Só que não houve uma seqüência. Hoje, o fato de os negros e os indígenas serem os mais pobres entre os pobres é resultado de um descaso histórico. Então fica muito difícil hoje afirmar quanto tempo.

BBC Brasil - Como o Brasil se coloca no contexto internacional? O Brasil gosta de pensar que não tem discriminação e gosta de se citar como exemplo de integração. É assim que a senhora vê a situação?

Matilde Ribeiro - É o seguinte: chegaram os europeus numa terra de índios, aí chegaram os africanos que não escolheram estar aqui, foram capturados e chegaram aqui como coisa.

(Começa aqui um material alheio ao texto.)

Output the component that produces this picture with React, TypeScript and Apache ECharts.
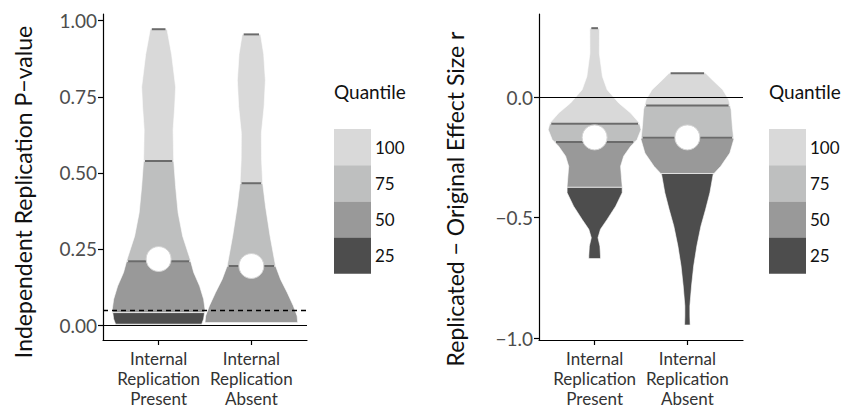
import React, { useEffect, useRef } from "react";
import * as echarts from "echarts";

// ---------- data ----------
const categories = ["Internal\nReplication\nPresent", "Internal\nReplication\nAbsent"];
const quantileLabels = ["100", "75", "50", "25"];

// Left panel: independent replication p-value
// violin outline: [value, half-width in category units], bottom to top
const pPresentProfile = [
  [0.003, 0.464], [0.02, 0.485], [0.052, 0.5], [0.085, 0.485], [0.128, 0.442],
  [0.173, 0.378], [0.216, 0.34], [0.292, 0.259], [0.369, 0.21], [0.455, 0.183],
  [0.543, 0.162], [0.641, 0.156], [0.717, 0.173], [0.782, 0.183], [0.889, 0.14],
  [0.972, 0.09],
];
const pAbsentProfile = [
  [0.008, 0.5], [0.03, 0.493], [0.063, 0.453], [0.107, 0.386], [0.15, 0.315],
  [0.194, 0.261], [0.292, 0.202], [0.389, 0.153], [0.466, 0.122], [0.543, 0.11],
  [0.63, 0.108], [0.717, 0.137], [0.804, 0.151], [0.89, 0.133], [0.955, 0.099],
];
// [min, q25, q50, q75, max]
const pPresentQuantiles = [0.003, 0.041, 0.21, 0.539, 0.972];
const pAbsentQuantiles = [0.008, 0.008, 0.194, 0.466, 0.955];
const pMeans = [0.217, 0.194];
const pTicks = [0, 0.25, 0.5, 0.75, 1];
const pThreshold = 0.05;

// Right panel: replicated - original effect size r
const rPresentProfile = [
  [-0.67, 0.063], [-0.659, 0.063], [-0.618, 0.057], [-0.583, 0.036], [-0.548, 0.063],
  [-0.507, 0.135], [-0.452, 0.227], [-0.396, 0.297], [-0.369, 0.297], [-0.327, 0.288],
  [-0.286, 0.28], [-0.244, 0.313], [-0.203, 0.388], [-0.175, 0.458], [-0.134, 0.5],
  [-0.106, 0.482], [-0.065, 0.388], [-0.023, 0.259], [0.032, 0.135], [0.087, 0.084],
  [0.183, 0.051], [0.288, 0.052],
];
const rAbsentProfile = [
  [-0.946, 0.03], [-0.908, 0.027], [-0.867, 0.027], [-0.784, 0.045], [-0.701, 0.068],
  [-0.618, 0.102], [-0.535, 0.146], [-0.465, 0.197], [-0.396, 0.243], [-0.32, 0.278],
  [-0.286, 0.36], [-0.231, 0.458], [-0.175, 0.5], [-0.12, 0.485], [-0.051, 0.472],
  [-0.01, 0.446], [0.032, 0.381], [0.073, 0.27], [0.101, 0.197],
];
const rPresentQuantiles = [-0.67, -0.373, -0.185, -0.109, 0.288];
const rAbsentQuantiles = [-0.946, -0.316, -0.168, -0.033, 0.101];
const rMeans = [-0.166, -0.166];
const rTicks = [-1, -0.5, 0];

// ---------- styles ----------
const FONT = "Lato";
const bandColors = ["#4d4d4d", "#999999", "#bebfbf", "#d9d9d9"]; // 25, 50, 75, 100
const legendColors = ["#d9d9d9", "#bebfbf", "#999999", "#4d4d4d"]; // 100..25

function hwAt(prof: number[][], v: number) {
  if (v <= prof[0][0]) return prof[0][1];
  for (let k = 1; k < prof.length; k++) {
    if (v <= prof[k][0]) {
      const [v0, h0] = prof[k - 1];
      const [v1, h1] = prof[k];
      return h0 + ((h1 - h0) * (v - v0)) / (v1 - v0);
    }
  }
  return prof[prof.length - 1][1];
}

function makeRenderItem(profiles: number[][][], quantiles: number[][]) {
  return (params: any, api: any) => {
    const i = params.dataIndex;
    const cat = api.value(0);
    const prof = profiles[i];
    const q = quantiles[i];
    const children: any[] = [];
    for (let b = 0; b < 4; b++) {
      const lo = q[b];
      const hi = q[b + 1];
      if (hi - lo < 1e-6) continue;
      const pts = [[lo, hwAt(prof, lo)], ...prof.filter((p) => p[0] > lo && p[0] < hi), [hi, hwAt(prof, hi)]];
      const right = pts.map(([v, h]) => api.coord([cat + h, v]));
      const left = pts.slice().reverse().map(([v, h]) => api.coord([cat - h, v]));
      children.push({
        type: "polygon",
        shape: { points: right.concat(left) },
        style: { fill: bandColors[b], stroke: "rgba(255,255,255,0.85)", lineWidth: 0.7 },
      });
    }
    for (const qi of [2, 3, 4]) {
      const v = q[qi];
      const h = hwAt(prof, v);
      const a = api.coord([cat - h, v]);
      const c = api.coord([cat + h, v]);
      children.push({
        type: "line",
        shape: { x1: a[0] + 1.5, y1: a[1], x2: c[0] - 1.5, y2: c[1] },
        style: { stroke: "#6b6b6b", lineWidth: 2 },
      });
    }
    return { type: "group", children };
  };
}

function xAxisFor(gridIndex: number) {
  return {
    type: "value",
    gridIndex,
    min: 0.4,
    max: 2.6,
    splitLine: { show: false },
    axisLine: { show: true, onZero: false, lineStyle: { color: "#000", width: 1.2 } },
    axisTick: { show: true, customValues: [1, 2], length: 5, lineStyle: { color: "#000", width: 1.2 } },
    axisLabel: {
      show: true,
      customValues: [1, 2],
      formatter: (v: number) => categories[Math.round(v) - 1],
      fontFamily: FONT,
      fontSize: 17,
      lineHeight: 20,
      color: "#333",
      margin: 8,
    },
  };
}

function yAxisFor(gridIndex: number, min: number, max: number, ticks: number[], digits: number) {
  return {
    type: "value",
    gridIndex,
    min,
    max,
    splitLine: { show: false },
    axisLine: { show: true, onZero: false, lineStyle: { color: "#000", width: 1.2 } },
    axisTick: { show: true, customValues: ticks, length: 5, lineStyle: { color: "#000", width: 1.2 } },
    axisLabel: {
      show: true,
      customValues: ticks,
      formatter: (v: number) => (v < 0 ? "\u2212" : "") + Math.abs(v).toFixed(digits),
      fontFamily: FONT,
      fontSize: 19,
      color: "#4d4d4d",
      margin: 6,
    },
  };
}

function legendGraphics(x: number) {
  const els: any[] = [
    {
      type: "text",
      x,
      y: 91,
      style: { text: "Quantile", fontFamily: FONT, fontSize: 19, fill: "#111", verticalAlign: "middle", align: "left" },
    },
  ];
  const top = 129;
  const h = 36.2;
  quantileLabels.forEach((lab, k) => {
    els.push({
      type: "rect",
      shape: { x, y: top + k * h, width: 37, height: h },
      style: { fill: legendColors[k] },
    });
    els.push({
      type: "text",
      x: x + 41,
      y: top + k * h + h / 2,
      style: { text: lab, fontFamily: FONT, fontSize: 17, fill: "#111", verticalAlign: "middle", align: "left" },
    });
  });
  return els;
}

export default function App() {
  const ref = useRef<HTMLDivElement>(null);
  useEffect(() => {
    if (!ref.current) return;
    const chart = echarts.init(ref.current, undefined, { renderer: "svg" });
    const lineBase = { silent: true, symbol: "none", label: { show: false } };
    const meanStyle = { color: "#fff", opacity: 1, borderColor: "#d4d4d4", borderWidth: 1 };
    chart.setOption({
      animation: false,
      backgroundColor: "#fff",
      grid: [
        { left: 103, top: 14, width: 204, height: 327 },
        { left: 539, top: 14, width: 204, height: 327 },
      ],
      xAxis: [xAxisFor(0), xAxisFor(1)],
      yAxis: [
        yAxisFor(0, -0.0491, 1.022, pTicks, 2),
        yAxisFor(1, -1.0083, 0.3469, rTicks, 1),
      ],
      series: [
        {
          type: "custom",
          xAxisIndex: 0,
          yAxisIndex: 0,
          z: 2,
          renderItem: makeRenderItem([pPresentProfile, pAbsentProfile], [pPresentQuantiles, pAbsentQuantiles]),
          encode: { x: 0, y: 1 },
          data: [
            [1, pPresentQuantiles[2]],
            [2, pAbsentQuantiles[2]],
          ],
          clip: false,
        },
        {
          type: "custom",
          xAxisIndex: 1,
          yAxisIndex: 1,
          z: 2,
          renderItem: makeRenderItem([rPresentProfile, rAbsentProfile], [rPresentQuantiles, rAbsentQuantiles]),
          encode: { x: 0, y: 1 },
          data: [
            [1, rPresentQuantiles[2]],
            [2, rAbsentQuantiles[2]],
          ],
          clip: false,
        },
        {
          type: "scatter",
          xAxisIndex: 0,
          yAxisIndex: 0,
          z: 5,
          symbolSize: 25,
          itemStyle: meanStyle,
          data: pMeans.map((m, k) => [k + 1, m]),
          markLine: {
            ...lineBase,
            data: [
              { yAxis: 0, lineStyle: { color: "#000", width: 1.2, type: "solid" } },
              { yAxis: pThreshold, lineStyle: { color: "#000", width: 1.3, type: [5, 4] } },
            ],
          },
        },
        {
          type: "scatter",
          xAxisIndex: 1,
          yAxisIndex: 1,
          z: 5,
          symbolSize: 25,
          itemStyle: meanStyle,
          data: rMeans.map((m, k) => [k + 1, m]),
          markLine: {
            ...lineBase,
            data: [{ yAxis: 0, lineStyle: { color: "#000", width: 1.2, type: "solid" } }],
          },
        },
      ],
      graphic: [
        {
          type: "text",
          x: 23,
          y: 192,
          rotation: Math.PI / 2,
          style: {
            text: "Independent Replication P\u2212value",
            fontFamily: FONT,
            fontSize: 23,
            fill: "#111",
            align: "center",
            verticalAlign: "middle",
          },
        },
        {
          type: "text",
          x: 455,
          y: 199,
          rotation: Math.PI / 2,
          style: {
            text: "Replicated \u2212 Original Effect Size r",
            fontFamily: FONT,
            fontSize: 23,
            fill: "#111",
            align: "center",
            verticalAlign: "middle",
          },
        },
        ...legendGraphics(334),
        ...legendGraphics(769),
      ],
    });
    return () => chart.dispose();
  }, []);
  return <div ref={ref} style={{ position: "fixed", left: 0, top: 0, width: 841, height: 408 }} />;
}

Os indígenas e os negros não eram os donos das armas, não eram os donos das leis, não eram os donos dos bens de consumo. A forma que eles encontraram para sobreviver não foi pelo conflito explícito.

No Brasil, o racismo não se dá por lei, como foi na África do Sul. Isso nos levou a uma mistura. Aparentemente todos podem usufruir de tudo, mas na prática há lugares onde os negros não vão. Há um debate se aqui a questão é racial ou social. Eu diria que é as duas coisas.

BBC Brasil - E no Brasil tem racismo também de negro contra branco, como nos Estados Unidos?

Matilde Ribeiro - Eu acho natural que tenha. Mas não é na mesma dimensão que nos Estados Unidos. Não é racismo quando um negro se insurge contra um branco. Racismo é quando uma maioria econômica, política ou numérica coíbe ou veta direitos de outros.

A reação de um negro de não querer conviver com um branco, ou não gostar de um branco, eu acho uma reação natural, embora eu não esteja incitando isso. Não acho que seja uma coisa boa. Mas é natural que aconteça, porque quem foi açoitado a vida inteira não tem obrigação de gostar de quem o açoitou.

BBC Brasil - Neste mês, a Grã-Bretanha comemora os 200 anos da proibição do comércio de escravos, coisa que no Brasil só aconteceu muito tempo depois. O Brasil ainda continua atrasado nesta área?

Matilde Ribeiro - Não, nós temos acompanhado os fóruns internacionais. O Brasil é um dos países mais progressistas neste aspecto de legislação e de ação efetiva. A legislação no Brasil é extremamente avançada. Não é pela via legal que o racismo acontece.

O que falta é mudança de postura das pessoas. Não adianta só o governo fazer. Muito já foi feito, mas como você disse no início: alterou os índices? Ainda não, portanto temos muito a fazer.